How to cut a cigar properly with a straight cutter

If you want the simplest answer to how to cut a cigar properly, this is it: place the cigar in the cutter, line the blades just above the shoulder, and make one clean, confident motion.

Do not nibble at the cap with multiple partial cuts. Do not squeeze slowly and crush the head. A hesitant cut is often worse than a slightly imperfect one. Sharp blades and a quick motion preserve the wrapper and create a cleaner edge.

Before cutting, hold the cigar at eye level and rotate it. Find the cap line. Position the blades so you remove only the tip of the head, not the entire cap. Then cut in one decisive action.

Afterward, inspect the opening. The edge should look neat, with no major tearing or peeling. Give the cigar a cold draw before lighting. If the airflow feels balanced, you likely got it right.

Cutting torpedoes, figurados, and larger ring gauges

Different shapes call for small adjustments.

Torpedoes and belicosos

A torpedo should be cut conservatively. Start with a very small slice off the tip. You can always remove a bit more if the draw is too tight. You cannot put tobacco back once too much is gone.

This gradual approach matters because the tapered head concentrates the structure into a smaller area. Cut too far down and the cap may fail.

Large ring gauge cigars

A 60-ring cigar often benefits from a straight cut or a V-cut, depending on your preference. A punch can work, but some smokers find the opening too restricted for a cigar with that much filler. If you want the blend to open up fully, a broader cut usually makes more sense.

Box-pressed cigars

Box-pressed cigars are usually easy to cut, but the shape can affect how they sit in certain cutters. Make sure the head is seated evenly before cutting so the blades do not stress one side more than the other.

Common mistakes that ruin the cut

The most common mistake is cutting too much. New smokers sometimes assume a larger opening means a better draw, but removing the whole cap often leads to unraveling. Premium cigars are built with intention, and the head is part of that construction.

The second mistake is using a dull cutter. If the blades drag instead of slice, the wrapper can tear. This is one of the fastest ways to damage a cigar before it is even lit.

The third mistake is ignoring cigar condition. A dry cigar is more likely to crack when cut. An over-humidified cigar can feel spongy and may not cut as neatly. Proper storage supports a proper cut.

There is also a tendency to overcorrect after one bad experience. If a draw is tight, that does not always mean your original cut was wrong. Sometimes the cigar simply needs a slightly larger opening. A second, very small trim is often enough.

What to do if you make a bad cut

A rough cut is not always fatal. If the draw is too tight, trim a little more from the head, staying controlled and minimal. If the wrapper begins to lift at the edge, you may still be able to smoke the cigar carefully, especially if the damage is minor.

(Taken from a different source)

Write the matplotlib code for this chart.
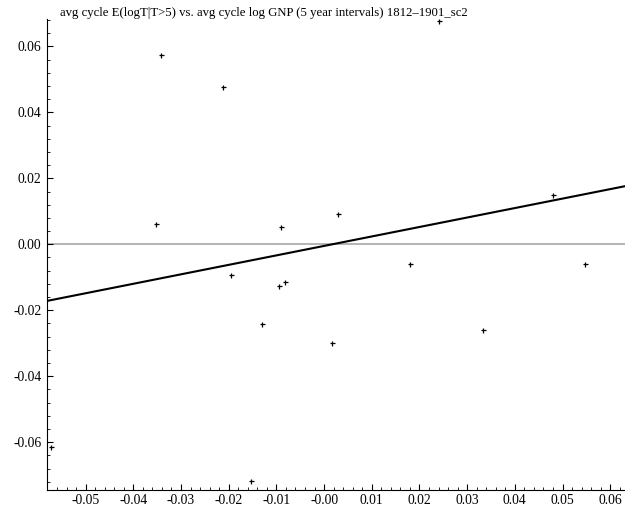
import numpy as np
import matplotlib.pyplot as plt
from matplotlib.ticker import MultipleLocator, FormatStrFormatter

# avg cycle log GNP (x) vs avg cycle E(logT|T>5) (y)
gnp = [-0.0342, -0.0212, -0.0352, -0.0090, 0.0029, -0.0196, -0.0094, -0.0081, -0.0131,
       0.0017, 0.0180, 0.0333, 0.0480, 0.0548, -0.0572, -0.0154, 0.0240]
elogt = [0.0574, 0.0478, 0.0061, 0.0053, 0.0091, -0.0094, -0.0127, -0.0115, -0.0242,
         -0.0300, -0.0060, -0.0260, 0.0150, -0.0059, -0.0614, -0.0718, 0.0676]

# fitted line
slope = 0.287
intercept = -0.0005

title = "avg cycle E(logT|T>5) vs. avg cycle log GNP (5 year intervals) 1812\u20131901_sc2"

plt.rcParams['font.family'] = ['Liberation Serif', 'DejaVu Serif']

fig = plt.figure(figsize=(6.25, 5.08), dpi=100)
ax = fig.add_axes([47/625, 18/508, 578/625, 471/508])

xmin, xmax = -0.0581, 0.0631
ymin, ymax = -0.0745, 0.0683

ax.axhline(0, color='#a0a0a0', lw=1.1, zorder=1)
xs = np.array([xmin, xmax])
ax.plot(xs, intercept + slope*xs, color='black', lw=1.5, zorder=2)
ax.plot(gnp, elogt, '+', color='black', ms=3.6, mew=0.9, zorder=3, clip_on=False)

ax.set_xlim(xmin, xmax)
ax.set_ylim(ymin, ymax)
ax.spines['top'].set_visible(False)
ax.spines['right'].set_visible(False)
ax.spines['left'].set_linewidth(0.8)
ax.spines['bottom'].set_linewidth(0.8)

ax.xaxis.set_major_locator(MultipleLocator(0.01))
ax.xaxis.set_minor_locator(MultipleLocator(0.002))
ax.yaxis.set_major_locator(MultipleLocator(0.02))
ax.yaxis.set_minor_locator(MultipleLocator(0.004))
ax.xaxis.set_major_formatter(FormatStrFormatter('%.2f'))
ax.yaxis.set_major_formatter(FormatStrFormatter('%.2f'))
ax.tick_params(which='major', direction='in', length=4.5, width=0.8, labelsize=9.8)
ax.tick_params(axis='x', which='major', pad=3)
ax.tick_params(axis='y', which='major', pad=4)
ax.tick_params(which='minor', direction='in', length=2.2, width=0.6)

fig.text(60/625, 1 - 13/508, title, fontsize=9.2, ha='left', va='center')

fig.savefig('out.png', dpi=100)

If the head splits significantly, the cigar may become messy as it warms. At that point, the issue is less about etiquette and more about whether the experience is still enjoyable. Some cigars recover. Others are best set aside.

This is one reason seasoned smokers keep a quality cutter nearby rather than relying on whatever is available at a lounge or event. Good tools respect good cigars.

A note on ritual and craftsmanship

Cutting a cigar is a small act, but it reflects a larger appreciation for craftsmanship. The roller shaped that cap by hand. The blender built that cigar for a certain rhythm of draw and combustion. A careful cut honors both.

That is part of what separates premium cigar culture from disposable smoking. Attention matters. So does patience. At Reformed Cigars, that sense of purpose is not ornamental. It is bound up with the way meaningful things are made - by hand, with discipline, and with respect for the finished work.

If you remember only one thing, remember this: cut less than you think, use a sharp tool, and let the cigar tell you if it needs more. A clean cut at the start often becomes the difference between a frustrating smoke and a memorable one.